Had you performed your reading outside of PopSci, you would know that the "general establishment" does not agree with your interpretation of Planck units. In fact, even a cursory look at the Wikipedia page on Planck units would show you that some of the scales can obviously not be interpreted as some sort of limits of measurability.
A reasonable interpretation for the Planck length is that it gives the characteristic distance scale at which quantum effects to gravity become relevant. Given that all we currently have is a completely classical theory of gravity and an "unrelated" quantum field theory, even this amounts to an educated guess.
No observations have ever been made that would suggest that the underlying spacetime is discrete in any sense, shape or form. Please refrain from posting arrogant comments on topics in which you are out of your depth.
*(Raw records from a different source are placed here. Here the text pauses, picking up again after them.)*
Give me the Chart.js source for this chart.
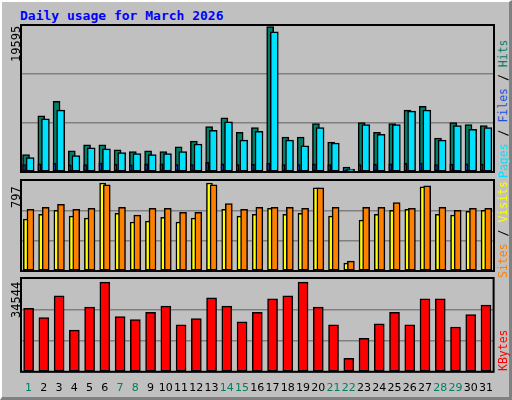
<!DOCTYPE html>
<html><head><meta charset="utf-8">
<script src="https://cdn.jsdelivr.net/npm/chart.js@4/dist/chart.umd.min.js"></script>
<style>
body{margin:0;background:#fff}
#f{position:absolute;left:0;top:0;background:#c0c0c0;border-left:2px solid #fff;border-top:2px solid #fff;border-right:3px solid #808080;border-bottom:3px solid #808080;box-sizing:border-box;width:512px;height:400px;font-family:"DejaVu Sans Mono",monospace}
.c{position:absolute}
.t{position:absolute;font-size:12px;white-space:nowrap}
.v{position:absolute;transform-origin:left top;transform:rotate(-90deg);font-size:12px;white-space:nowrap}
</style></head><body>
<div id="f">
<div class="t" style="left:18px;top:6px;color:#0000ff;font-weight:bold;font-size:13px">Daily usage for March 2026</div>
<div class="c" style="left:18px;top:22px;width:475px;height:157px"><canvas id="c1"></canvas></div>
<div class="c" style="left:18px;top:177px;width:475px;height:101px"><canvas id="c2"></canvas></div>
<div class="c" style="left:18px;top:275px;width:475px;height:120px"><canvas id="c3"></canvas></div>
<div class="v" style="left:7px;top:60px">19595</div>
<div class="v" style="left:7px;top:206px">797</div>
<div class="v" style="left:7px;top:316px">34544</div>
<div class="v" style="left:494px;top:176px;font-size:11.5px"><span style="color:#00e0ff">Pages</span><span style="color:#000"> / </span><span style="color:#2050e0">Files</span><span style="color:#000"> / </span><span style="color:#00806a">Hits</span></div>
<div class="v" style="left:494px;top:276px;font-size:11.5px"><span style="color:#ff8000">Sites</span><span style="color:#000"> / </span><span style="color:#ffff00">Visits</span></div>
<div class="v" style="left:494px;top:369px;font-size:11.5px;color:#ff0000">KBytes</div>
</div>
<script>
const days=[1,2,3,4,5,6,7,8,9,10,11,12,13,14,15,16,17,18,19,20,21,22,23,24,25,26,27,28,29,30,31];
const weekend=[1,7,8,14,15,21,22,28,29];
const hits=[2320,7476,9410,2836,3609,3609,2965,2707,2836,2707,3351,4125,6058,7218,5285,5929,19400,4640,4640,6445,3996,645,6574,5285,6445,8250,8765,4512,6574,6316,6187];
const pages=[1934,7090,8250,2191,3223,3094,2578,2449,2320,2449,2707,3738,5543,6703,4254,5414,18690,4254,3480,5929,3867,387,6316,5027,6316,8121,8250,4254,6187,5672,5929];
const files=[1000,1100,1150,950,1000,1200,1050,950,1100,1100,1000,1000,1300,1100,1000,1050,1200,1000,1000,1100,1000,250,1000,1050,1100,1150,1200,1000,1050,1100,1050];
const visits=[454,497,531,480,463,771,506,429,437,471,429,463,771,540,480,497,548,497,506,728,480,69,446,497,531,540,737,497,489,523,531];
const sites=[540,557,583,540,548,754,557,489,548,548,514,514,754,591,540,557,557,557,548,728,557,86,557,557,600,548,746,557,531,548,548];
const kbytes=[23412,19958,28017,15352,23796,33007,20341,19190,21877,24179,17271,19574,27250,24179,18422,21877,26866,28017,33007,23796,17271,4989,12282,17655,21877,17271,26866,26866,16503,21109,24563];
const maxes=[19595,797,34544];

const border={id:'b',afterDraw(c){const a=c.chartArea,x=c.ctx;x.save();x.strokeStyle='#000';x.lineWidth=2;x.strokeRect(a.left,a.top,a.right-a.left,a.bottom-a.top);x.restore();}};
function ds(vals,off,w,color,order){return {data:days.map((d,i)=>({x:d+off,y:vals[i]})),backgroundColor:color,borderColor:'#000',borderWidth:1.5,barThickness:w,grouped:false,borderSkipped:false,order:order};}
function mk(id,sets,max,showX){
 new Chart(document.getElementById(id),{type:'bar',data:{datasets:sets},plugins:[border],
 options:{responsive:true,maintainAspectRatio:false,animation:false,
 layout:{padding:{left:1,right:1,top:1,bottom:showX?0:1}},
 plugins:{legend:{display:false},tooltip:{enabled:false}},
 scales:{
  x:{type:'linear',min:0.5,max:31.5,offset:false,grid:{display:false},border:{display:false},
   afterBuildTicks:s=>{s.ticks=days.map(d=>({value:d}));},
   ticks:{display:showX,autoSkip:false,maxRotation:0,padding:2,font:{family:'DejaVu Sans',size:11},
     color:c=>weekend.includes(c.tick.value)?'#008060':'#000'}},
  y:{min:0,max:max,afterBuildTicks:s=>{s.ticks=[0,max/3,2*max/3,max].map(v=>({value:v}));},
   ticks:{display:false},grid:{drawTicks:false,color:'#808080',lineWidth:1.5},border:{display:false}}
 }}});
}
mk('c1',[ds(hits,-0.17,7,'#00806a',3),ds(pages,0.1,8,'#00e0ff',1),ds(files,-0.3,3,'#1040e0',0)],maxes[0],false);
mk('c2',[ds(visits,-0.15,6,'#ffff00',1),ds(sites,0.12,7,'#ff8000',0)],maxes[1],false);
mk('c3',[ds(kbytes,0,10,'#ff0000',0)],maxes[2],true);
</script>
</body></html>
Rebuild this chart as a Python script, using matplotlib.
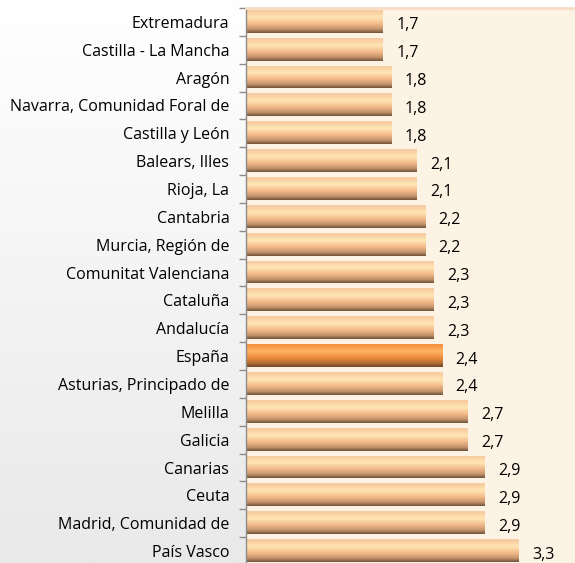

I, uh... What? Did you mean to respond to some other post there?
I can't see how anything you said is a response to anything I said. My statement was very simple: if two models predict the same result, you can use either of them. As far as we have worked out so far, continuous and discrete spacetime give the same results for every experiment we can run. If you have an experiment where they don't, physicists would really love to see it.
Firstly, my comment was overly antagonizing, sorry for that.
My problem is with the interpretation of Planck units; they really do not appear in current theories as signifying any theoretical lower limit to measurability, as I must interpret that you claim by saying:
> As far as physicists believe at the moment, there's no way to ever observe a difference below the Planck level. Energy/distance/time/whatever. They all have a lower boundary of measurability. That's not as a practical issue, it's a theoretical one. According to the best models we currently have, there's literally no way to ever observe a difference below those levels.
For example, the Planck energy is a nice macroscopic quantity of approximately 2 gigajoules. For the Planck quantities that are more extreme, the measurement is not hampered by the theory but by practical issues.
Sure, we don't expect our theories to hold at Planck length, but this is not due to something that's baked into the Standard Model or general relativity.
A reasonable interpretation for the Planck length is that it gives the characteristic distance scale at which quantum effects to gravity become relevant. Given that all we currently have is a completely classical theory of gravity and an "unrelated" quantum field theory, even this amounts to an educated guess.
No observations have ever been made that would suggest that the underlying spacetime is discrete in any sense, shape or form. Please refrain from posting arrogant comments on topics in which you are out of your depth.